Task description: Can you restate the records below word for word?

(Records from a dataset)
================

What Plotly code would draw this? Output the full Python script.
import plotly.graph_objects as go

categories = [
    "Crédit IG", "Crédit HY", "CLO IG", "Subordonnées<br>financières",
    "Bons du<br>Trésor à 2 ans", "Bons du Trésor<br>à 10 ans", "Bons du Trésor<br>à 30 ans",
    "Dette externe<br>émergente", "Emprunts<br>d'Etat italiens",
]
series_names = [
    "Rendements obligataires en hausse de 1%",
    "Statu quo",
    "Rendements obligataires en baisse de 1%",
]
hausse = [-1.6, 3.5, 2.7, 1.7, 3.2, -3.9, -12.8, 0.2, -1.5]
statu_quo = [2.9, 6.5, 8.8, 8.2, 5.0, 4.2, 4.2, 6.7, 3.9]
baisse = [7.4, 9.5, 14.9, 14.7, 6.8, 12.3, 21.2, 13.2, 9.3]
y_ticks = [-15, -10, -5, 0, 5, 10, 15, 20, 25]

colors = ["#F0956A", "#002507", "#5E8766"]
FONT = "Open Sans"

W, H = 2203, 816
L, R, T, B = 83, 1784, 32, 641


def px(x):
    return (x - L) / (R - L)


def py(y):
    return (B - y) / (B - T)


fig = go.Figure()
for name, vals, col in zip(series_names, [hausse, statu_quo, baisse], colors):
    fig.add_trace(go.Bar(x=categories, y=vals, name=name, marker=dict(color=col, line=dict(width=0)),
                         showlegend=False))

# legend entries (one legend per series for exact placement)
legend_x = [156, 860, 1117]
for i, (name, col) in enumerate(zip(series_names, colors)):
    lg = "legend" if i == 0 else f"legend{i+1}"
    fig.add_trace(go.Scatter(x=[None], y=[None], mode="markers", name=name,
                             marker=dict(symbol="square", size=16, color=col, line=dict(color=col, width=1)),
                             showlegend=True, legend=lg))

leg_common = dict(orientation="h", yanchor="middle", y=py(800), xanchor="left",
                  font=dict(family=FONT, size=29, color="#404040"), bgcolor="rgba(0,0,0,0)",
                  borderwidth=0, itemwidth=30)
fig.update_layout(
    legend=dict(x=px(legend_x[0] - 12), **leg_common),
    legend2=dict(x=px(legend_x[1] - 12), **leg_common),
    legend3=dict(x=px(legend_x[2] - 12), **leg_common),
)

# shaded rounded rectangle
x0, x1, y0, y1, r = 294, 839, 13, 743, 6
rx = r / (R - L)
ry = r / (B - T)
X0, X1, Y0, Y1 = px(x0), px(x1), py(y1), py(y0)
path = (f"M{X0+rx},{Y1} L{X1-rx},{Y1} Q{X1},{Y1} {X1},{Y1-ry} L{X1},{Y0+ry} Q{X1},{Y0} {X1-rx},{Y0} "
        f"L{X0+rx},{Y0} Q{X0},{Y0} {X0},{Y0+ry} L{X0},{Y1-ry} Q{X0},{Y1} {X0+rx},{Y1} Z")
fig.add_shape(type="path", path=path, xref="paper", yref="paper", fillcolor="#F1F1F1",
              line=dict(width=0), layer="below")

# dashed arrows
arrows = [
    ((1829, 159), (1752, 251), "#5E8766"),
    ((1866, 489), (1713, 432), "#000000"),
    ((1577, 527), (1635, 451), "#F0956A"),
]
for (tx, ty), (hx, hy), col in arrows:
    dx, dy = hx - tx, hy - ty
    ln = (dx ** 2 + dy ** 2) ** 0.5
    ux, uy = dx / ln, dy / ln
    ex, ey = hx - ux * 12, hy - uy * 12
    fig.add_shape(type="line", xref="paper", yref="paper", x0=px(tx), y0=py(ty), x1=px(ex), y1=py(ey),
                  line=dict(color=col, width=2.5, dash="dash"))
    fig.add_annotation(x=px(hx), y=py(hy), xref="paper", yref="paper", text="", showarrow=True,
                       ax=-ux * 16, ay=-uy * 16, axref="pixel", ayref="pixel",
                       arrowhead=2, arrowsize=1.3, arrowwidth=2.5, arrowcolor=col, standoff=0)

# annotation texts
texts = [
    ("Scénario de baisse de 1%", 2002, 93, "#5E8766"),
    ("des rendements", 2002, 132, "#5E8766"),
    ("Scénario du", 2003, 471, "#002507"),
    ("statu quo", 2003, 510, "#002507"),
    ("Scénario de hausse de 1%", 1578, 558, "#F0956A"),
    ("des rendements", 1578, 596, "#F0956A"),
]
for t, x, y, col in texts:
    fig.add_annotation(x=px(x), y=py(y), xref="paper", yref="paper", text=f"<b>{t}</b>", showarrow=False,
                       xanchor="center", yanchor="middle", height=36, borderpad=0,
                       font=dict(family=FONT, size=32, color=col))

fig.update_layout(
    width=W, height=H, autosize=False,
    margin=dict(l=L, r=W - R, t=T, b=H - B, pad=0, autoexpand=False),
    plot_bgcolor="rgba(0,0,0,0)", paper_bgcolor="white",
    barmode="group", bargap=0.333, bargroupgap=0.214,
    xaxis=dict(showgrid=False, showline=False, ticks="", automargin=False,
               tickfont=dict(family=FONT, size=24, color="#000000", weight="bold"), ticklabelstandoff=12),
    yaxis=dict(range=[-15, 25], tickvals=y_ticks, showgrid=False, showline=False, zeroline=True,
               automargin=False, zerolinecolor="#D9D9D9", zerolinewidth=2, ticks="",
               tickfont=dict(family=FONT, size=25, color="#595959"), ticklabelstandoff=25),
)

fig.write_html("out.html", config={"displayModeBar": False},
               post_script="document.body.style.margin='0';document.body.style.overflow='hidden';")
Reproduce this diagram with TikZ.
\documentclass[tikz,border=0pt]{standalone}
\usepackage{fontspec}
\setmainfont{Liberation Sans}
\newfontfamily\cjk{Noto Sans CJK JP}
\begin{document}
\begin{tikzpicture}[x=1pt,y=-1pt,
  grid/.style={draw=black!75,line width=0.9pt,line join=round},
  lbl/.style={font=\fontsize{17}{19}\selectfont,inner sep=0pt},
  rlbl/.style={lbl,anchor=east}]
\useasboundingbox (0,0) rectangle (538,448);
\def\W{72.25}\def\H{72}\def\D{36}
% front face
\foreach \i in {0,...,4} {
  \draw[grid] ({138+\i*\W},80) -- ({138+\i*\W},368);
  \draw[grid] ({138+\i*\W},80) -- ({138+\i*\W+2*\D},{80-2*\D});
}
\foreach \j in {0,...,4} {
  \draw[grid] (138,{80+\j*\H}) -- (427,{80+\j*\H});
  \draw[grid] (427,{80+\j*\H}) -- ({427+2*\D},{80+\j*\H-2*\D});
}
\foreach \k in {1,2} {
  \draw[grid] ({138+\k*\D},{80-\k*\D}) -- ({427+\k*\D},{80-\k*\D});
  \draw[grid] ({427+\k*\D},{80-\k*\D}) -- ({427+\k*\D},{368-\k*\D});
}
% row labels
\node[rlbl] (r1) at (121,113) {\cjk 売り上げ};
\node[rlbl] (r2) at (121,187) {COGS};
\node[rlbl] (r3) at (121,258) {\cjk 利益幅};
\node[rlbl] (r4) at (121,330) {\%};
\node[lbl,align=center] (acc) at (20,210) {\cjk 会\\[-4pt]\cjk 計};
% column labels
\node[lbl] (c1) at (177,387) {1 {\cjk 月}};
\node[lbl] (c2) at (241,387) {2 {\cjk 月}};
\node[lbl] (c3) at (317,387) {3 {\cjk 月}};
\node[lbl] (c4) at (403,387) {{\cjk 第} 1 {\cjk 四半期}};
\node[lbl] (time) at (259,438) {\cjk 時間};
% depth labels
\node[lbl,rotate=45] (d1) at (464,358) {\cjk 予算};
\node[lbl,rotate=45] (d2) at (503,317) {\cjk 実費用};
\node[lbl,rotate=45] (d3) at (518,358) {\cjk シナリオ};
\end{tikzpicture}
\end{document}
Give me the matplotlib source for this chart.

================

Solved exercise:
What Plotly code would draw this? Output the full Python script.
import plotly.graph_objects as go

categories = [
    "Crédit IG", "Crédit HY", "CLO IG", "Subordonnées<br>financières",
    "Bons du<br>Trésor à 2 ans", "Bons du Trésor<br>à 10 ans", "Bons du Trésor<br>à 30 ans",
    "Dette externe<br>émergente", "Emprunts<br>d'Etat italiens",
]
series_names = [
    "Rendements obligataires en hausse de 1%",
    "Statu quo",
    "Rendements obligataires en baisse de 1%",
]
hausse = [-1.6, 3.5, 2.7, 1.7, 3.2, -3.9, -12.8, 0.2, -1.5]
statu_quo = [2.9, 6.5, 8.8, 8.2, 5.0, 4.2, 4.2, 6.7, 3.9]
baisse = [7.4, 9.5, 14.9, 14.7, 6.8, 12.3, 21.2, 13.2, 9.3]
y_ticks = [-15, -10, -5, 0, 5, 10, 15, 20, 25]

colors = ["#F0956A", "#002507", "#5E8766"]
FONT = "Open Sans"

W, H = 2203, 816
L, R, T, B = 83, 1784, 32, 641


def px(x):
    return (x - L) / (R - L)


def py(y):
    return (B - y) / (B - T)


fig = go.Figure()
for name, vals, col in zip(series_names, [hausse, statu_quo, baisse], colors):
    fig.add_trace(go.Bar(x=categories, y=vals, name=name, marker=dict(color=col, line=dict(width=0)),
                         showlegend=False))

# legend entries (one legend per series for exact placement)
legend_x = [156, 860, 1117]
for i, (name, col) in enumerate(zip(series_names, colors)):
    lg = "legend" if i == 0 else f"legend{i+1}"
    fig.add_trace(go.Scatter(x=[None], y=[None], mode="markers", name=name,
                             marker=dict(symbol="square", size=16, color=col, line=dict(color=col, width=1)),
                             showlegend=True, legend=lg))

leg_common = dict(orientation="h", yanchor="middle", y=py(800), xanchor="left",
                  font=dict(family=FONT, size=29, color="#404040"), bgcolor="rgba(0,0,0,0)",
                  borderwidth=0, itemwidth=30)
fig.update_layout(
    legend=dict(x=px(legend_x[0] - 12), **leg_common),
    legend2=dict(x=px(legend_x[1] - 12), **leg_common),
    legend3=dict(x=px(legend_x[2] - 12), **leg_common),
)

# shaded rounded rectangle
x0, x1, y0, y1, r = 294, 839, 13, 743, 6
rx = r / (R - L)
ry = r / (B - T)
X0, X1, Y0, Y1 = px(x0), px(x1), py(y1), py(y0)
path = (f"M{X0+rx},{Y1} L{X1-rx},{Y1} Q{X1},{Y1} {X1},{Y1-ry} L{X1},{Y0+ry} Q{X1},{Y0} {X1-rx},{Y0} "
        f"L{X0+rx},{Y0} Q{X0},{Y0} {X0},{Y0+ry} L{X0},{Y1-ry} Q{X0},{Y1} {X0+rx},{Y1} Z")
fig.add_shape(type="path", path=path, xref="paper", yref="paper", fillcolor="#F1F1F1",
              line=dict(width=0), layer="below")

# dashed arrows
arrows = [
    ((1829, 159), (1752, 251), "#5E8766"),
    ((1866, 489), (1713, 432), "#000000"),
    ((1577, 527), (1635, 451), "#F0956A"),
]
for (tx, ty), (hx, hy), col in arrows:
    dx, dy = hx - tx, hy - ty
    ln = (dx ** 2 + dy ** 2) ** 0.5
    ux, uy = dx / ln, dy / ln
    ex, ey = hx - ux * 12, hy - uy * 12
    fig.add_shape(type="line", xref="paper", yref="paper", x0=px(tx), y0=py(ty), x1=px(ex), y1=py(ey),
                  line=dict(color=col, width=2.5, dash="dash"))
    fig.add_annotation(x=px(hx), y=py(hy), xref="paper", yref="paper", text="", showarrow=True,
                       ax=-ux * 16, ay=-uy * 16, axref="pixel", ayref="pixel",
                       arrowhead=2, arrowsize=1.3, arrowwidth=2.5, arrowcolor=col, standoff=0)

# annotation texts
texts = [
    ("Scénario de baisse de 1%", 2002, 93, "#5E8766"),
    ("des rendements", 2002, 132, "#5E8766"),
    ("Scénario du", 2003, 471, "#002507"),
    ("statu quo", 2003, 510, "#002507"),
    ("Scénario de hausse de 1%", 1578, 558, "#F0956A"),
    ("des rendements", 1578, 596, "#F0956A"),
]
for t, x, y, col in texts:
    fig.add_annotation(x=px(x), y=py(y), xref="paper", yref="paper", text=f"<b>{t}</b>", showarrow=False,
                       xanchor="center", yanchor="middle", height=36, borderpad=0,
                       font=dict(family=FONT, size=32, color=col))

fig.update_layout(
    width=W, height=H, autosize=False,
    margin=dict(l=L, r=W - R, t=T, b=H - B, pad=0, autoexpand=False),
    plot_bgcolor="rgba(0,0,0,0)", paper_bgcolor="white",
    barmode="group", bargap=0.333, bargroupgap=0.214,
    xaxis=dict(showgrid=False, showline=False, ticks="", automargin=False,
               tickfont=dict(family=FONT, size=24, color="#000000", weight="bold"), ticklabelstandoff=12),
    yaxis=dict(range=[-15, 25], tickvals=y_ticks, showgrid=False, showline=False, zeroline=True,
               automargin=False, zerolinecolor="#D9D9D9", zerolinewidth=2, ticks="",
               tickfont=dict(family=FONT, size=25, color="#595959"), ticklabelstandoff=25),
)

fig.write_html("out.html", config={"displayModeBar": False},
               post_script="document.body.style.margin='0';document.body.style.overflow='hidden';")
Reproduce this diagram with TikZ.
\documentclass[tikz,border=0pt]{standalone}
\usepackage{fontspec}
\setmainfont{Liberation Sans}
\newfontfamily\cjk{Noto Sans CJK JP}
\begin{document}
\begin{tikzpicture}[x=1pt,y=-1pt,
  grid/.style={draw=black!75,line width=0.9pt,line join=round},
  lbl/.style={font=\fontsize{17}{19}\selectfont,inner sep=0pt},
  rlbl/.style={lbl,anchor=east}]
\useasboundingbox (0,0) rectangle (538,448);
\def\W{72.25}\def\H{72}\def\D{36}
% front face
\foreach \i in {0,...,4} {
  \draw[grid] ({138+\i*\W},80) -- ({138+\i*\W},368);
  \draw[grid] ({138+\i*\W},80) -- ({138+\i*\W+2*\D},{80-2*\D});
}
\foreach \j in {0,...,4} {
  \draw[grid] (138,{80+\j*\H}) -- (427,{80+\j*\H});
  \draw[grid] (427,{80+\j*\H}) -- ({427+2*\D},{80+\j*\H-2*\D});
}
\foreach \k in {1,2} {
  \draw[grid] ({138+\k*\D},{80-\k*\D}) -- ({427+\k*\D},{80-\k*\D});
  \draw[grid] ({427+\k*\D},{80-\k*\D}) -- ({427+\k*\D},{368-\k*\D});
}
% row labels
\node[rlbl] (r1) at (121,113) {\cjk 売り上げ};
\node[rlbl] (r2) at (121,187) {COGS};
\node[rlbl] (r3) at (121,258) {\cjk 利益幅};
\node[rlbl] (r4) at (121,330) {\%};
\node[lbl,align=center] (acc) at (20,210) {\cjk 会\\[-4pt]\cjk 計};
% column labels
\node[lbl] (c1) at (177,387) {1 {\cjk 月}};
\node[lbl] (c2) at (241,387) {2 {\cjk 月}};
\node[lbl] (c3) at (317,387) {3 {\cjk 月}};
\node[lbl] (c4) at (403,387) {{\cjk 第} 1 {\cjk 四半期}};
\node[lbl] (time) at (259,438) {\cjk 時間};
% depth labels
\node[lbl,rotate=45] (d1) at (464,358) {\cjk 予算};
\node[lbl,rotate=45] (d2) at (503,317) {\cjk 実費用};
\node[lbl,rotate=45] (d3) at (518,358) {\cjk シナリオ};
\end{tikzpicture}
\end{document}
Give me the matplotlib source for this chart.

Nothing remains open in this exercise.